- [Exercise requirements] Single out the lines of the material that contain "React" and copy them.

- [Data provided]
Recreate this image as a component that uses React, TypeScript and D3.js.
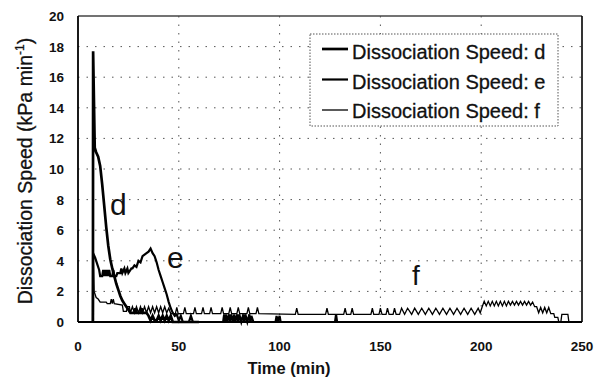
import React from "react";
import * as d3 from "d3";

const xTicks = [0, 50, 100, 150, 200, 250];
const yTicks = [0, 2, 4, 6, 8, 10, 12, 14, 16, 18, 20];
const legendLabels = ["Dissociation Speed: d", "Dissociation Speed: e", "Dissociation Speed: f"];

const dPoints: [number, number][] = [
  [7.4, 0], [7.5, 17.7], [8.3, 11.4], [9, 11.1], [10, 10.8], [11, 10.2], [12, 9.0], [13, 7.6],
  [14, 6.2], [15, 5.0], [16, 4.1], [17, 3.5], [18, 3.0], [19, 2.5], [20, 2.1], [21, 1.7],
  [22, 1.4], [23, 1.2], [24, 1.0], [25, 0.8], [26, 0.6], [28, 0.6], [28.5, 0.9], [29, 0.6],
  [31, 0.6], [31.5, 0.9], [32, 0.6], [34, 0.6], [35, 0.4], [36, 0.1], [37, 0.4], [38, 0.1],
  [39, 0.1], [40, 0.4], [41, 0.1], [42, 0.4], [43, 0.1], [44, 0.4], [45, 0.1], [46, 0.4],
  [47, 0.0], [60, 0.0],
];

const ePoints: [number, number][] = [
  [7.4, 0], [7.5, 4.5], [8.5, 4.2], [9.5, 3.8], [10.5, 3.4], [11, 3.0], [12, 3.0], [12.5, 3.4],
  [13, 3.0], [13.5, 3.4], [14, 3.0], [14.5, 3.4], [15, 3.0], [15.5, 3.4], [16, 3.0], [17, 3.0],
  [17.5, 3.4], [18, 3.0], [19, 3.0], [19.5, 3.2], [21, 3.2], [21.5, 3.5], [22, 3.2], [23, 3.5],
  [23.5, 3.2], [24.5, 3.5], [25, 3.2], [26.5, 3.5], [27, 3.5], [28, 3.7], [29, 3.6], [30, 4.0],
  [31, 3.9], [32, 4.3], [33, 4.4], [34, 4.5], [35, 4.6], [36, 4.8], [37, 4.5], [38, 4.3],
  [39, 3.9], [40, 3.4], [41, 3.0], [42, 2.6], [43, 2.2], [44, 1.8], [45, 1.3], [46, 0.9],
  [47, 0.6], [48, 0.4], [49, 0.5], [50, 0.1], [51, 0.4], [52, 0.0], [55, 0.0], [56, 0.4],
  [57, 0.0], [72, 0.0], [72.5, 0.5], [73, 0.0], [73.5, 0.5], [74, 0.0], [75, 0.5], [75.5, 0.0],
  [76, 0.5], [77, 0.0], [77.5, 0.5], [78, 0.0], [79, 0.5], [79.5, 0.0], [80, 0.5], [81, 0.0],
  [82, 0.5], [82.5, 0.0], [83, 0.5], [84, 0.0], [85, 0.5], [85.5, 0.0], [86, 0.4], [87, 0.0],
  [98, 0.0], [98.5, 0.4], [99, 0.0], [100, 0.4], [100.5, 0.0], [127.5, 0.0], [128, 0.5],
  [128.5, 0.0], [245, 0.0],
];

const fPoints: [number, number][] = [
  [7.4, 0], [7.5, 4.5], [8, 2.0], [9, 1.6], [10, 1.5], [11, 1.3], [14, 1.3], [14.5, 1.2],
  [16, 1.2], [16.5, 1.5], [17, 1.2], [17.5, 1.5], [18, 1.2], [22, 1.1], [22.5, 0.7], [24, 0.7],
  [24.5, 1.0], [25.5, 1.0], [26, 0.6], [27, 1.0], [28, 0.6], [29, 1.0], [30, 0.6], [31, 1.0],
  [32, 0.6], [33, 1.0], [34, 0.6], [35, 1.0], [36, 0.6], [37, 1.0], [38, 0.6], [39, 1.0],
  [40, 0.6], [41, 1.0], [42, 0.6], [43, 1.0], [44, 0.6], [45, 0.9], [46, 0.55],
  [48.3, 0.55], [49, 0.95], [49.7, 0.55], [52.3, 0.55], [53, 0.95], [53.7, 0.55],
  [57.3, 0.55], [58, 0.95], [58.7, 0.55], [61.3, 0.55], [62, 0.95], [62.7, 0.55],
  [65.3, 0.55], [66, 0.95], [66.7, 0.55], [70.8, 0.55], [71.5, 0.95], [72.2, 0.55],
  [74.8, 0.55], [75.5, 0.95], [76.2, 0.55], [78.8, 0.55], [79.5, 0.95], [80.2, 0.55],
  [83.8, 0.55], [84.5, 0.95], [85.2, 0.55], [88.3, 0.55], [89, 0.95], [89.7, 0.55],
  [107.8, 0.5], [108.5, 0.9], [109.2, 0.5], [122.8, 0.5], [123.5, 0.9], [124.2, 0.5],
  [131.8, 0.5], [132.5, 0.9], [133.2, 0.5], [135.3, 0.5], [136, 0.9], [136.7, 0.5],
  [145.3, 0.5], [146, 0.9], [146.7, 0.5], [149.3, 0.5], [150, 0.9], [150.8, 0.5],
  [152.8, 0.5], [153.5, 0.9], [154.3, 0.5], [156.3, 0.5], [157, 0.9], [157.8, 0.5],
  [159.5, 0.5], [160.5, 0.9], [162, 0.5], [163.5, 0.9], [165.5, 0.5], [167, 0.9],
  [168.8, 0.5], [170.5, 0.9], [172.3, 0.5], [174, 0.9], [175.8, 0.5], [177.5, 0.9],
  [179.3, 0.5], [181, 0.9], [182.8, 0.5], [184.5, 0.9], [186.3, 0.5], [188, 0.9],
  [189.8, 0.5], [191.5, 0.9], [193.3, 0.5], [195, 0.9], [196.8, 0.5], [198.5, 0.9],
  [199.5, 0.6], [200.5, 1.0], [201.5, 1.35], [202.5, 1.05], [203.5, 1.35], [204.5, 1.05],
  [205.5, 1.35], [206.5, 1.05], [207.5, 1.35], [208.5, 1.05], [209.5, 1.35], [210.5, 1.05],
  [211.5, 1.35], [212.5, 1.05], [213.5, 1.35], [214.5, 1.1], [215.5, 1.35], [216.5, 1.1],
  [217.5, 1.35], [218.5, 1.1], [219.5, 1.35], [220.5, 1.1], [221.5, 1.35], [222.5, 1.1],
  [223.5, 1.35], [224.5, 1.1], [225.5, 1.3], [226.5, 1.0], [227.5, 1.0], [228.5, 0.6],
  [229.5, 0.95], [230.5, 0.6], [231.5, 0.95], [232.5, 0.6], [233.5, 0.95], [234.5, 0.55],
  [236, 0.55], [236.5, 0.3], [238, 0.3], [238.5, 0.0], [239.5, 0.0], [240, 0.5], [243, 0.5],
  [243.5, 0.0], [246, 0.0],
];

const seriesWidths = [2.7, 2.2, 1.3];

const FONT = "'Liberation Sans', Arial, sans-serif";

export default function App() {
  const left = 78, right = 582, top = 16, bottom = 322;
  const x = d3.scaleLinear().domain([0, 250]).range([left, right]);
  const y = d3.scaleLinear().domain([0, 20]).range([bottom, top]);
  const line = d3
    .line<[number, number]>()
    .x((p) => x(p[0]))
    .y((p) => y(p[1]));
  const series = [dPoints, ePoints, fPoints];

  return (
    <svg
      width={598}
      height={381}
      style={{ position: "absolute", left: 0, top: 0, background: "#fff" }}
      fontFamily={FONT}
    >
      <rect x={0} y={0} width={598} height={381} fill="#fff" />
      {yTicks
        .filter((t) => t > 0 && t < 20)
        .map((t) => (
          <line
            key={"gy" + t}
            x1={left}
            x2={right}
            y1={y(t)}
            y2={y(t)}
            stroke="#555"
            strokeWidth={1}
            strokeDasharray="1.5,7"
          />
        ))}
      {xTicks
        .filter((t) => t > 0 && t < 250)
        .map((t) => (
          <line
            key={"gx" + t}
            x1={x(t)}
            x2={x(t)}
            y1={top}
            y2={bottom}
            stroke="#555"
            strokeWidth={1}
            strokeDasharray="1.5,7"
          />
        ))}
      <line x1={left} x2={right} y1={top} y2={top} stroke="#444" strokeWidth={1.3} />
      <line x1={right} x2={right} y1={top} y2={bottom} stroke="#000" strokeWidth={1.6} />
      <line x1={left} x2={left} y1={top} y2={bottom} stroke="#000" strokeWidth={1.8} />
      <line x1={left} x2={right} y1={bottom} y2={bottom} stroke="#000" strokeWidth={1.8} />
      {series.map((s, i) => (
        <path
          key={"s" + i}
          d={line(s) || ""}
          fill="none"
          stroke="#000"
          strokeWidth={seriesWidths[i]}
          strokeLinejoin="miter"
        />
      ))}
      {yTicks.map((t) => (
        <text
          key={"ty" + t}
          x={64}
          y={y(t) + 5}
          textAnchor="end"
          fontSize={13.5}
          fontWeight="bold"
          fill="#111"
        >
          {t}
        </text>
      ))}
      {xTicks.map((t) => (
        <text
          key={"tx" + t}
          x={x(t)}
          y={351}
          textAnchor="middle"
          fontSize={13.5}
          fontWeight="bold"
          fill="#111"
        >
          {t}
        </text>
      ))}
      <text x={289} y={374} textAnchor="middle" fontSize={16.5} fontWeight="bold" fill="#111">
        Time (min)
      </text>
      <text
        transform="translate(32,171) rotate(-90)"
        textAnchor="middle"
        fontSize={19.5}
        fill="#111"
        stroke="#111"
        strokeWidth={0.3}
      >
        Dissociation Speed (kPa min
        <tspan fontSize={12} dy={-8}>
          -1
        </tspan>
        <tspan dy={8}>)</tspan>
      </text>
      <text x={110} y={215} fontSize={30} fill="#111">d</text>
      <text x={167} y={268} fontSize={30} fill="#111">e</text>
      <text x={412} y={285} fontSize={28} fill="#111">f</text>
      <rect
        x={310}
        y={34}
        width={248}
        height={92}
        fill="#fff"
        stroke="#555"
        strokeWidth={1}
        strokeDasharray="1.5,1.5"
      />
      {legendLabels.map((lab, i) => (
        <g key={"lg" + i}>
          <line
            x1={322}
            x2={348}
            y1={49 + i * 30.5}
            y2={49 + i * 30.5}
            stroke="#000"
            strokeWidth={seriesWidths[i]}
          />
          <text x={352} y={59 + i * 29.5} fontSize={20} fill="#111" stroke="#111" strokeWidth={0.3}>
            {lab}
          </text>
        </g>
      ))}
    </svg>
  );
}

- [Correct response]
Recreate this image as a component that uses React, TypeScript and D3.js.
import React from "react";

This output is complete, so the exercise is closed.